Photo Information

Gunnery Sgt. Christopher Mulcahy, a combat marksmanship trainer instructor with Marine Light Attack Helicopter Training Squadron 303, fires an M134 GAU-17 Minigun during an aerial gunnery shoot at Marine Corps Base Camp Pendleton, California, Dec. 17. Marines with HMLAT-303 flew a formation flight and conducted an aerial gunnery to shoot give students the opportunity to refine basic skills needed to operate in the Fleet Marine Force.

Photo by Sgt. Lillian Stephens

Students take wheel: HMLAT-303 Marines train pilots, crew chiefs

23 Dec 2015 | Sgt. Lillian Stephens 3rd Marine Aircraft Wing

Marines with Marine Light Attack Helicopter Training Squadron 303 conducted a formation flight, confined area landings and an aerial gunnery shoot at Marine Corps Base Camp Pendleton, California, Dec 17.

Marines with HMLAT-303 flew two UH-1Y Hueys to training areas at Camp Pendleton, requiring the students to communicate effectively and relay information about aircraft proximity and weapon commands.

According to Capt. Peter Marbach, a Huey pilot instructor, an airframes officer -in -charge with HMLAT-303 and a Stafford, Virginia native, the squadron trains pilots and crew chiefs with the basic skills needed to graduate and join the Fleet Marine Force. 

“We’re strictly a training squadron,” said Marbach. “This is their intro on how to do these maneuvers in this specific aircraft before they move down the line into the other squadrons, where they will be operating more tactically.”

These flights enabled the students to gain experience in their military occupational specialties with an instructor’s supervision.

“We trained on different types of turns and maneuvers that we would have to use in a combat situation,” said Lance Cpl. Daniel Rios, a crew chief student with HMLAT-303 and a Los Angeles native. “The gun run was just practice in case we run into a combat situation we’d be more effective with the weapons.”

The pilots have a limited field of vision in the cockpit and the crew chiefs on either side of the helicopter act as eyes, communicating the proximity and direction of any visible aircraft, said Rios.
“[I have] to make sure that the pilots always know everything that they can’t see,” said Rios, “continuously talk to them about where they’re at and … guide them down to the ground and to make sure that we can land in an area that’s clear and safe for the helicopter.”

According to Marbach, it’s also important for pilots to fly the aircraft in a way that enables the aircraft’s gunner to shoot targets.

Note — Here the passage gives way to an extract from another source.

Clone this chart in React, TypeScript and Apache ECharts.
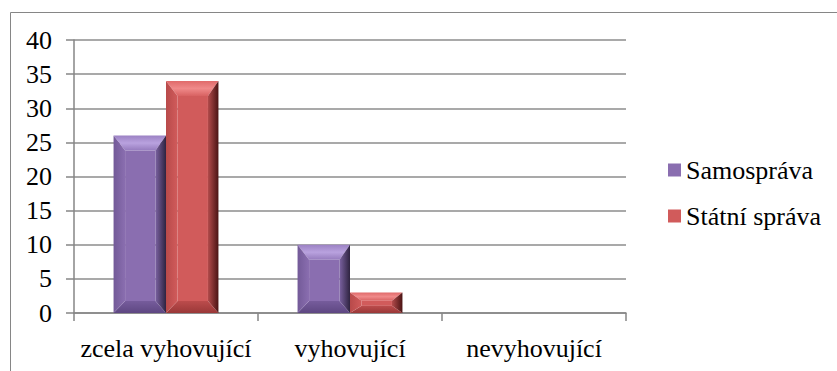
import React, { useEffect, useRef } from "react";
import * as echarts from "echarts";

// Chart data
const categories = ["zcela vyhovující", "vyhovující", "nevyhovující"];
const seriesNames = ["Samospráva", "Státní správa"];
const samospravaValues = [26, 10, 0];
const statniSpravaValues = [34, 3, 0];
const yTicks = { min: 0, max: 40, interval: 5 };

const FONT = "serif";
const FONT_SIZE = 26;
const BAR_RATIO = 0.285; // bar width as share of the category band

type Palette = {
  face: string;
  topA: string;
  topB: string;
  topC: string;
  bottomA: string;
  bottomB: string;
  leftA: string;
  leftB: string;
  rightA: string;
  rightB: string;
};

const purple: Palette = {
  face: "#8A6EB0",
  topA: "#9C82C4",
  topB: "#B9A2DF",
  topC: "#957BBD",
  bottomA: "#765C9C",
  bottomB: "#5E4782",
  leftA: "#735A98",
  leftB: "#8A6EB0",
  rightA: "#7A61A0",
  rightB: "#2E2340",
};

const red: Palette = {
  face: "#D15B5B",
  topA: "#E06A6A",
  topB: "#F08A8A",
  topC: "#D86262",
  bottomA: "#BC4C4C",
  bottomB: "#9A3838",
  leftA: "#B84A4A",
  leftB: "#D15B5B",
  rightA: "#B34B4B",
  rightB: "#4A1414",
};

const lin = (x2: number, y2: number, stops: string[]) => ({
  type: "linear",
  x: 0,
  y: 0,
  x2,
  y2,
  colorStops: stops.map((c, i) => ({ offset: i / (stops.length - 1), color: c })),
});

// Draws one bevelled bar from the category index and value via the axis scales
const makeRenderItem = (slot: number, pal: Palette) => (params: any, api: any) => {
  const cat = api.value(0);
  const val = api.value(1);
  const top = api.coord([cat, val]);
  const base = api.coord([cat, 0]);
  const band = api.size([1, 0])[0];
  const w = band * BAR_RATIO;
  const x = top[0] - w + slot * w;
  const y = top[1];
  const h = base[1] - top[1];
  if (h <= 0.5) return { type: "group", children: [] };

  const T = Math.min(15, h * 0.4);
  const B = Math.min(12, h * 0.35);
  const L = Math.min(12, w * 0.22);
  const R = Math.min(11, w * 0.2);

  return {
    type: "group",
    children: [
      {
        type: "rect",
        shape: { x: x + L, y: y + T, width: w - L - R, height: h - T - B },
        style: { fill: pal.face },
      },
      {
        type: "polygon",
        shape: {
          points: [
            [x, y],
            [x + w, y],
            [x + w - R, y + T],
            [x + L, y + T],
          ],
        },
        style: { fill: lin(0, 1, [pal.topA, pal.topB, pal.topC]) },
      },
      {
        type: "polygon",
        shape: {
          points: [
            [x, y + h],
            [x + w, y + h],
            [x + w - R, y + h - B],
            [x + L, y + h - B],
          ],
        },
        style: { fill: lin(0, 1, [pal.bottomA, pal.bottomB]) },
      },
      {
        type: "polygon",
        shape: {
          points: [
            [x, y],
            [x + L, y + T],
            [x + L, y + h - B],
            [x, y + h],
          ],
        },
        style: { fill: lin(1, 0, [pal.leftA, pal.leftB]) },
      },
      {
        type: "polygon",
        shape: {
          points: [
            [x + w, y],
            [x + w - R, y + T],
            [x + w - R, y + h - B],
            [x + w, y + h],
          ],
        },
        style: { fill: lin(1, 0, [pal.rightA, pal.rightB]) },
      },
    ],
  };
};

export default function App() {
  const ref = useRef<HTMLDivElement>(null);

  useEffect(() => {
    if (!ref.current) return;
    const chart = echarts.init(ref.current, null, { renderer: "svg" });

    const toData = (vals: number[]) => vals.map((v, i) => [i, v]);

    chart.setOption({
      animation: false,
      backgroundColor: "#ffffff",
      graphic: [
        {
          type: "rect",
          left: 8,
          top: 10,
          shape: { x: 0, y: 0, width: 900, height: 400 },
          style: { fill: "none", stroke: "#868686", lineWidth: 1 },
          silent: true,
        },
      ],
      grid: { left: 74, right: 211, top: 40, bottom: 58 },
      legend: {
        orient: "vertical",
        left: 668,
        top: 157,
        padding: 0,
        itemWidth: 13,
        itemHeight: 13,
        itemGap: 20,
        icon: "rect",
        textStyle: { fontFamily: FONT, fontSize: FONT_SIZE, color: "#000" },
        data: seriesNames,
      },
      xAxis: {
        type: "category",
        data: categories,
        boundaryGap: true,
        axisLine: { lineStyle: { color: "#868686", width: 1.5 } },
        axisTick: { show: true, length: 8, lineStyle: { color: "#868686", width: 1.5 } },
        axisLabel: {
          fontFamily: FONT,
          fontSize: FONT_SIZE,
          color: "#000",
          margin: 22,
          interval: 0,
        },
      },
      yAxis: {
        type: "value",
        min: yTicks.min,
        max: yTicks.max,
        interval: yTicks.interval,
        axisLine: { show: true, lineStyle: { color: "#868686", width: 1.5 } },
        axisTick: { show: true, length: 8, lineStyle: { color: "#868686", width: 1.5 } },
        axisLabel: { fontFamily: FONT, fontSize: FONT_SIZE, color: "#000", margin: 22 },
        splitLine: { lineStyle: { color: "#8c8c8c", width: 1.5 } },
      },
      series: [
        {
          name: seriesNames[0],
          type: "custom",
          data: toData(samospravaValues),
          encode: { x: 0, y: 1 },
          itemStyle: { color: purple.face },
          renderItem: makeRenderItem(0, purple),
        },
        {
          name: seriesNames[1],
          type: "custom",
          data: toData(statniSpravaValues),
          encode: { x: 0, y: 1 },
          itemStyle: { color: red.face },
          renderItem: makeRenderItem(1, red),
        },
      ],
    });

    return () => chart.dispose();
  }, []);

  return (
    <div
      ref={ref}
      style={{ position: "fixed", left: 0, top: 0, width: 837, height: 371 }}
    />
  );
}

“Putting the aircraft into position allows the gun to shoot the target inside the limitations we have,” said Marbach. “At some point you get cut off just because the limits of the gun won’t allow you. Flying in formation or flying the correct profiles allows us to put the aircraft in a way that allows the gunners to actually shoot the target.”

Rios said the formation flight, section CALs and gun shoot was only one of the several flights he would have to complete before graduating from the squadron.

“We have about 16 different types of training flights and each one involves an ‘x,’” said Rios. “An ‘x’ for that flight that means you passed your flight and you’re qualified to do it.”

All this training equips the students with basic knowledge, skills and experience required for them to succeed in other helicopter squadrons, said Marbach.

“A solid foundation with the basics allows them to do more advanced stuff in the fleet,” said Marbach. “When they’re flying, they can focus more on the advanced tactics rather than the basics so that when they get out in the fleet, they’re better prepared.”